Generate Fintech Synthetic Data in Python
Fintech applications handle sensitive financial data — transaction histories, credit scores, account balances, and fraud signals. Using real customer data for development, ML training, or load testing creates compliance risk. Misata generates statistically accurate fintech synthetic data: customers with realistic FICO-distributed credit scores, accounts with locale-aware IBANs, and transaction streams with configurable fraud rates.
The schema is designed around real-world fintech compliance requirements: kyc_status tracks verification state, is_fraud is a boolean flag on transactions (not just a random column), and fraud rate is extracted directly from your story description so you can control the class imbalance in training datasets.
import misata
tables = misata.generate("A fintech with 2k customers and 3% fraud rate", rows=2000, seed=42)
print(list(tables.keys())) # ['customers', 'accounts', 'transactions']
print(tables["transactions"]["is_fraud"].mean()) # ~0.03
What Misata generates
Three tables: customers → accounts → transactions. Every transaction references a real account; every account references a real customer. Credit scores, transaction amounts, and fraud flags are statistically correlated.
Tables and columns
| Table | Key columns |
|---|---|
customers |
customer_id, name, email, date_of_birth, credit_score, kyc_status, country |
accounts |
account_id, customer_id, account_type, balance, currency, iban, opened_at |
transactions |
transaction_id, account_id, amount, type, status, is_fraud, transaction_date, merchant |
Realistic distributions
- Credit scores are lognormal centered on FICO mean (~700, σ=75) — the right bell shape for creditworthiness modeling
- Fraud rate is configurable from the story:
"2% fraud","high fraud rate","3% fraud rate"all work - IBAN format follows locale: DE IBANs start with
DE, BR withBR, GB withGB— not random strings - Transaction types: credit 45%, debit 35%, transfer 15%, withdrawal 5%
- Transaction amounts are lognormal — realistic mix of small everyday purchases and large transfers
Quick start
import misata
tables = misata.generate(
"Brazilian fintech with 2k customers, R$ payments, CPF verification, 3% fraud rate",
rows=2000,
seed=42,
)
# Fraud rate matches description
fraud_rate = tables["transactions"]["is_fraud"].mean()
print(f"Fraud rate: {fraud_rate:.1%}") # ~3.0%
# Credit score distribution
print(tables["customers"]["credit_score"].describe())

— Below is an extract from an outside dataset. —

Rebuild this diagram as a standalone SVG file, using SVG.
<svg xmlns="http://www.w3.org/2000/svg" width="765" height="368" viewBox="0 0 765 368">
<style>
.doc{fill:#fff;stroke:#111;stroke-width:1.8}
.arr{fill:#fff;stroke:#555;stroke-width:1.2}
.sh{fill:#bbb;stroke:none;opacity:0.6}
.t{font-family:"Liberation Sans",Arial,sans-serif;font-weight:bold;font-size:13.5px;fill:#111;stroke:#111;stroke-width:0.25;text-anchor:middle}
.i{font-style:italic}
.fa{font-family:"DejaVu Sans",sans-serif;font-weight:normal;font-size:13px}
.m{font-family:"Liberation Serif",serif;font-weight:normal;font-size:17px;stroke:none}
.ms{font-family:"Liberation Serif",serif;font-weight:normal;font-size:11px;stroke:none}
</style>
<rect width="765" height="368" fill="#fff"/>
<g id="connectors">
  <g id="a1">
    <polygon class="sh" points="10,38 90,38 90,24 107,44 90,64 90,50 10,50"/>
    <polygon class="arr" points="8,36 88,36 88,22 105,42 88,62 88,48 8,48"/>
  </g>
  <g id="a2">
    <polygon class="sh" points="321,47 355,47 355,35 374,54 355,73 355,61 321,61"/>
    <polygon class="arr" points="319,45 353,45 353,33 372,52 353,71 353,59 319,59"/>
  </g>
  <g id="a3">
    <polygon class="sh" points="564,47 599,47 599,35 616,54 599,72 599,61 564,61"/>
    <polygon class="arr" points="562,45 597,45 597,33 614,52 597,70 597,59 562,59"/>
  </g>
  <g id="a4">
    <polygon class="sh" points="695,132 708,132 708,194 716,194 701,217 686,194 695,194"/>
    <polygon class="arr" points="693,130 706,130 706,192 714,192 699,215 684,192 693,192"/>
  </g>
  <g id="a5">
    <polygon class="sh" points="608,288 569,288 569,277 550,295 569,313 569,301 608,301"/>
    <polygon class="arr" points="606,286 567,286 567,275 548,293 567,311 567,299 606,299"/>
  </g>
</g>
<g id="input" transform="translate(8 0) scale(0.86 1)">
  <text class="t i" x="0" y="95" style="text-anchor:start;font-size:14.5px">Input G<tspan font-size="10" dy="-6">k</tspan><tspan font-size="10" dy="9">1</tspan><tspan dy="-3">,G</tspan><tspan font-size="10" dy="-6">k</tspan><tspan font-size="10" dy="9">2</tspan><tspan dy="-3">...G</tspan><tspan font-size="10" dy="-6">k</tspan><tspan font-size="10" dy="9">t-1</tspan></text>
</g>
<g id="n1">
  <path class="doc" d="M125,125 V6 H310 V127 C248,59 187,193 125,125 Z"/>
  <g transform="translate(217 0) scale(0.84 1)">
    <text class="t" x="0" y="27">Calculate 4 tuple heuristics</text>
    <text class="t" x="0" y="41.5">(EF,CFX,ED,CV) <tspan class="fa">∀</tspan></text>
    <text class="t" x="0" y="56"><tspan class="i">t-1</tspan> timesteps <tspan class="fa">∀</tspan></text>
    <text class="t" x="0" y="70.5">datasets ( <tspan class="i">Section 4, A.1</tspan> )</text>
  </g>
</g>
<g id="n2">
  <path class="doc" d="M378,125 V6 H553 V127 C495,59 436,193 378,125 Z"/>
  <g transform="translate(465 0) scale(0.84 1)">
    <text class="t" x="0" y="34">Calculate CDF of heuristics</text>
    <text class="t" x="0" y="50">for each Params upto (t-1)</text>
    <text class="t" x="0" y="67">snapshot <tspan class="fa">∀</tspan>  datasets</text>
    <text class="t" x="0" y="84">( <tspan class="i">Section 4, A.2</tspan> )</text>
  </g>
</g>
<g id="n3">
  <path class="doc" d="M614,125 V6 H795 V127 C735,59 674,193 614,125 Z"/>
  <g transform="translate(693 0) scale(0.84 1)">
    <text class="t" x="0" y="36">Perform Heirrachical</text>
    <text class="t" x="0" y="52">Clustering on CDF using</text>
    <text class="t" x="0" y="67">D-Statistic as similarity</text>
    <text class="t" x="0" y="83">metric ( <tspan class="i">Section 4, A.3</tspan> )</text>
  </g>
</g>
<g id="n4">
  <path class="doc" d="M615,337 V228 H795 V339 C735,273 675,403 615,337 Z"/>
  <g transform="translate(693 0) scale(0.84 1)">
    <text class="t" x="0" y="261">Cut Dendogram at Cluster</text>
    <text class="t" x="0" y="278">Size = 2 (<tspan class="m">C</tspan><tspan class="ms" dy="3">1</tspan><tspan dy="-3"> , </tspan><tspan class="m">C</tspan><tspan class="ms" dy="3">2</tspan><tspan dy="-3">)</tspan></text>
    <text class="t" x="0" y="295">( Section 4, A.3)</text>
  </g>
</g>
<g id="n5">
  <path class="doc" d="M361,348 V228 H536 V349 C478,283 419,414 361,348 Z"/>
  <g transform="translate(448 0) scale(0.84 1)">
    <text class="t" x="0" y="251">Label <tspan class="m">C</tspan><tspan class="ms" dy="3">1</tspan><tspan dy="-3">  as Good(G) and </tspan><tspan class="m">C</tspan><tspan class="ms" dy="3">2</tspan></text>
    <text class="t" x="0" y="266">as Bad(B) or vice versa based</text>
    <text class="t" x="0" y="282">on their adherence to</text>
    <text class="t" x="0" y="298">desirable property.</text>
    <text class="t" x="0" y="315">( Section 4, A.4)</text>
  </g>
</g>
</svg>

# IBAN format is locale-correct
print(tables["accounts"]["iban"].head()) # BR## format
Common use cases
- Fraud detection ML — generate training datasets with precise class imbalances (1% fraud for baseline, 10% fraud for stress-testing) without touching production transactions
- Credit scoring model development — get customers with realistic FICO distributions across KYC verification states
- Anti-money laundering (AML) testing — generate transaction graphs with configurable anomaly rates for rule engine validation
- Open banking API testing — seed test accounts with realistic transaction histories before connecting to sandbox providers
- Regulatory sandbox — replace real customer PII with synthetic equivalents that preserve statistical properties for compliance testing
- Payment infrastructure load testing — generate millions of transactions with valid FK references to stress-test processing pipelines
Advanced: fraud scenario curves
Generate a dataset where fraud spikes during a specific period — useful for training models on temporal fraud patterns:
tables = misata.generate(
"Fintech with 5k customers — fraud spike in March due to phishing campaign, "

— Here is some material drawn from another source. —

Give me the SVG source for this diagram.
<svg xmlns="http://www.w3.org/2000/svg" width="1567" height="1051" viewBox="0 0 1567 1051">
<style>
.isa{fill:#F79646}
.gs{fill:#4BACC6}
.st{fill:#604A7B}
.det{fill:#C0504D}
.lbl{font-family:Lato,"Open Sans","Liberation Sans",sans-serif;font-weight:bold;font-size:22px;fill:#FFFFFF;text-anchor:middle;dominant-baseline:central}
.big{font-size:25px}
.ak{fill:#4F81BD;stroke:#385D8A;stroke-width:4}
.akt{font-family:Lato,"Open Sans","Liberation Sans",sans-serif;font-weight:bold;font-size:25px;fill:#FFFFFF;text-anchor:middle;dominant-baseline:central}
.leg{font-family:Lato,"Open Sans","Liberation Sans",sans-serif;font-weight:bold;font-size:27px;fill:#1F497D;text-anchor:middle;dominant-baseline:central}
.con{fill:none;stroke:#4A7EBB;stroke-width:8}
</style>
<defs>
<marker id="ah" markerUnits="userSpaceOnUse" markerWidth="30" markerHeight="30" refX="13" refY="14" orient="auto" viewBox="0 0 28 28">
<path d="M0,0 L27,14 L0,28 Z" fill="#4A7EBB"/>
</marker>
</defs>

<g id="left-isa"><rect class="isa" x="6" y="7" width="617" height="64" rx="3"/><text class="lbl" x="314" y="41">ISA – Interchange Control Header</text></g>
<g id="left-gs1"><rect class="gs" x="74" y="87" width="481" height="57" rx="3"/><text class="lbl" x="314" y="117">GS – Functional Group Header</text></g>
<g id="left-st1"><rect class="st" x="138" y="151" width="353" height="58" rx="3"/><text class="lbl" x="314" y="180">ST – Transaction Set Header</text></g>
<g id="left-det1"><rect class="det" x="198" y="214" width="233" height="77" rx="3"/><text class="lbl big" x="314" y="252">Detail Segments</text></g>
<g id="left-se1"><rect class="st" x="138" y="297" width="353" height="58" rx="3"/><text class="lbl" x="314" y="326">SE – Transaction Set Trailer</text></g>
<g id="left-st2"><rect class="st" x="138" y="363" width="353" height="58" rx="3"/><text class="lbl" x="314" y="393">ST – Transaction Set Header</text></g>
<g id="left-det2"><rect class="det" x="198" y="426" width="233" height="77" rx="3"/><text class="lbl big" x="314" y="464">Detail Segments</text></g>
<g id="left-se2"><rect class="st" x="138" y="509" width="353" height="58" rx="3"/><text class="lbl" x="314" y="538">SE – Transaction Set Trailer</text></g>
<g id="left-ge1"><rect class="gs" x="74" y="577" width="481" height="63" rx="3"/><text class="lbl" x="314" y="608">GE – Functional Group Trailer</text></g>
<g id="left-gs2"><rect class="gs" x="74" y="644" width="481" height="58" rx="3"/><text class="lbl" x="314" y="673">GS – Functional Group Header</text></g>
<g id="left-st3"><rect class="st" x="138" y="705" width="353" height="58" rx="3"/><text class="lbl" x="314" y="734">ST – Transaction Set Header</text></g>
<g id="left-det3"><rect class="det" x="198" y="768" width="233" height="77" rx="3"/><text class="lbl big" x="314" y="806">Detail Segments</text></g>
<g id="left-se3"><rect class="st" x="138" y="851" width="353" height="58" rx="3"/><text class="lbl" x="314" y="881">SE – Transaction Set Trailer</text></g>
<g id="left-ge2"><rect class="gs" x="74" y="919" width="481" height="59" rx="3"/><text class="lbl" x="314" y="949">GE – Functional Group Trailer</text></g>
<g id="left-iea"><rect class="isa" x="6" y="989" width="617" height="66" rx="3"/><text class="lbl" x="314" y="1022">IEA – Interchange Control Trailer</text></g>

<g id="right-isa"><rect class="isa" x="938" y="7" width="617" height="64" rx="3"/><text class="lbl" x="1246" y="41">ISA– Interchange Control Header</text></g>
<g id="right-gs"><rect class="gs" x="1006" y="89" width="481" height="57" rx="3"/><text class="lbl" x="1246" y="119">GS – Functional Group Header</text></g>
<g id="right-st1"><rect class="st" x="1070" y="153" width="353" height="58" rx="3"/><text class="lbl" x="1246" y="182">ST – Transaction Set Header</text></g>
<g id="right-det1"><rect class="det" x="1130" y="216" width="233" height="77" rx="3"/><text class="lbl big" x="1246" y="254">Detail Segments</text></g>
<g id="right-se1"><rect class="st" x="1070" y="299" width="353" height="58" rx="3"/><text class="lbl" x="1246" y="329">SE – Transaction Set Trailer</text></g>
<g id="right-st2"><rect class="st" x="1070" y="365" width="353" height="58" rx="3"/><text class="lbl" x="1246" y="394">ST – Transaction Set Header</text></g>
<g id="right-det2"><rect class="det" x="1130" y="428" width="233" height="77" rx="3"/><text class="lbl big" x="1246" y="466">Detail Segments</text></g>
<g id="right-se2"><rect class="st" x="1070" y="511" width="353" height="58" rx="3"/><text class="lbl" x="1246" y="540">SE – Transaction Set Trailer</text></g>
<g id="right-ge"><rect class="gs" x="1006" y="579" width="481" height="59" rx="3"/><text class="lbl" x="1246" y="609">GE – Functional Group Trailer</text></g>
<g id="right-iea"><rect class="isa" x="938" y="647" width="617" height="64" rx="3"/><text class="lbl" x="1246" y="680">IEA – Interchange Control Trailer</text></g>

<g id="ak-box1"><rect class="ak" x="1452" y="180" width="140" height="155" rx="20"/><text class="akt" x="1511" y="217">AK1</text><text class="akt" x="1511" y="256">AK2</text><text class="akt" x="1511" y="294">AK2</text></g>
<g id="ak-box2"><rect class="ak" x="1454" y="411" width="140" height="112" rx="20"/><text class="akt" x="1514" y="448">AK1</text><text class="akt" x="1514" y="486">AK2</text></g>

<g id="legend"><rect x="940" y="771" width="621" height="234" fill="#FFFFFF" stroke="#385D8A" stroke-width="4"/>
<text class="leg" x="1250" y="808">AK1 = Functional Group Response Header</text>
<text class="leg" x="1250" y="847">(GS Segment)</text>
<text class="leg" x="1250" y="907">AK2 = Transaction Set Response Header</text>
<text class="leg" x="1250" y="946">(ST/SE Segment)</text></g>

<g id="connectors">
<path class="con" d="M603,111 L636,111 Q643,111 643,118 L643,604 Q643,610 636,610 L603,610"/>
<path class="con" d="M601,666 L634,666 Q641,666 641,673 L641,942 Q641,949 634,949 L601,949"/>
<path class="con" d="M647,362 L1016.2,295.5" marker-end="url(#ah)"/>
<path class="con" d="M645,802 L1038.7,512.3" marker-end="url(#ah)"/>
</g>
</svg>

"normal rate 1%, March rate 8%, back to normal by April",
rows=5000,
seed=42,
)
Advanced: multi-locale fintech
# German banking — EUR, German IBANs (DE##...), German names
tables = misata.generate("German neo-bank with 3k customers, SEPA payments", rows=3000)
# US fintech — USD, US credit scores, SSN-format verification
tables = misata.generate("US lending fintech with 5k customers, FICO scoring", rows=5000)

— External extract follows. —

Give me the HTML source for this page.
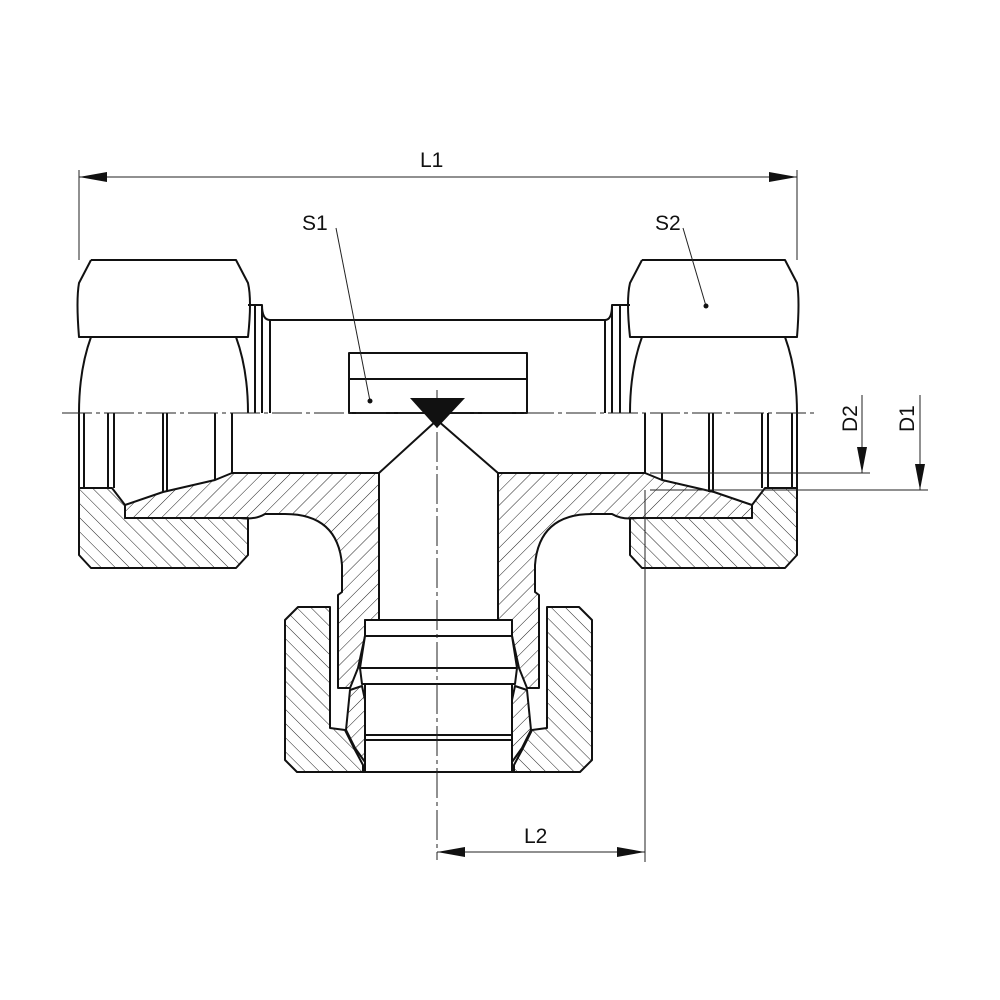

# Indian fintech — INR, UPI payments, Aadhaar verification
tables = misata.generate("Indian fintech with UPI payments and 2k customers", rows=2000)
Advanced: quality-guaranteed generation
tables = misata.generate(
"Fintech with 5k customers and 2% fraud rate",
min_quality_score=85,
smart_correlations=True, # auto-adds credit_score↔loan_amount correlation
rows=5000,
seed=42,
)
Privacy and compliance
Misata generates fully synthetic data — no real customer records, no real account numbers, no real transaction data. All IBANs are format-correct but not valid real bank accounts. All names, emails, and dates of birth are generated, not sampled from real people. Safe to use in development, staging, and demo environments without data protection review.